Hei kunang-kunang, aku rasa dia merindukanmu. Dia
kembali (lagi) di hidupmu. Entahlah. Bahagia atau sedih aku tak bisa merasakan
keduanya. Yang pasti, aku tahu, kunang-kunangku sedang dirindukan oleh
seseorang yang pernah diterangi olehmu, kunang-kunang. Aku tak ingin
mengganggumu. Biarkan malam ini kau kembali meneranginya (lagi). Apa hanya
malam ini saja atau akan berlanjut? Apa aku tidak akan kau temani lagi? Apa kau
akan membiarkanku sendiri dalam gelap? Kuharap tidak. Tapi jika dia bisa
membuat kau terlihat terang di malam dan siang hari aku rela. Karena aku tahu,
aku hanya memperlakukanmu disaat ku butuh. Aku hanya bermain dipekarangan
hatimu.

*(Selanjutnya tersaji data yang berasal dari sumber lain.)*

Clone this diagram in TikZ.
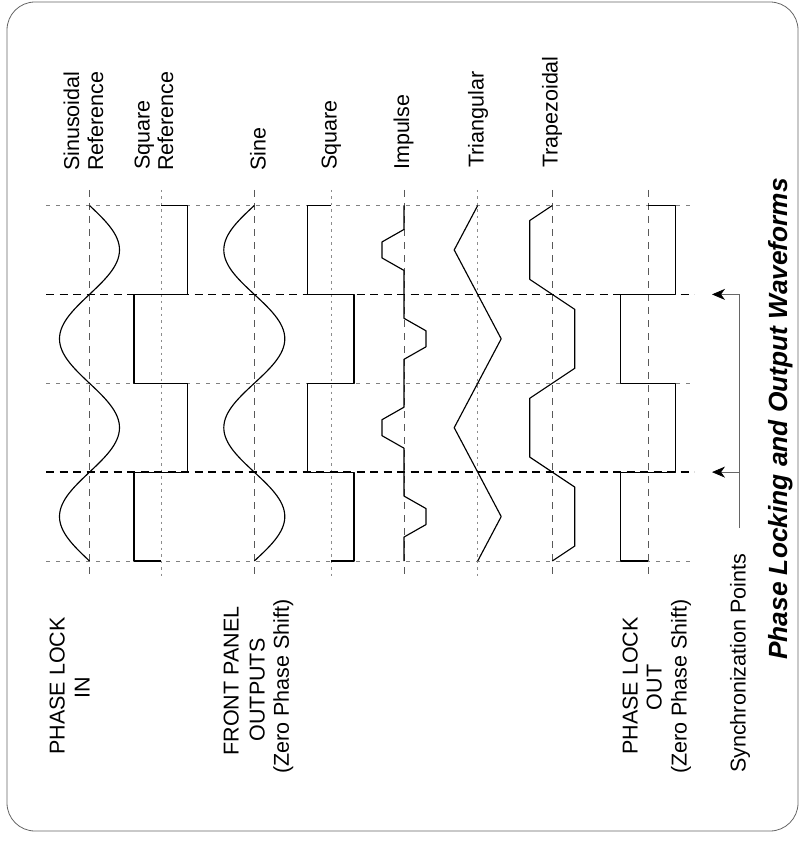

Tapi itu dulu. Dan sekarang, aku ingin setiap hari bermain dipekarangan
yang indah itu. Yang slalu buatku nyaman dengan suasana didalamnya. Biarkan aku
berada dipekarangan itu, sebentar.
Kunang-kunang, bersinarlah dikala siang. Kau tak hanya indah pada malam
hari, kau selalu indah di setiap waktu. Karena itu, aku ingin memilikimu. Ingin
menjaga setiap sinar yang kau pancarkan. Selamat malam kunang-kunang, aku
bahagia bisa melihat sinarmu malam ini, walau untuknya.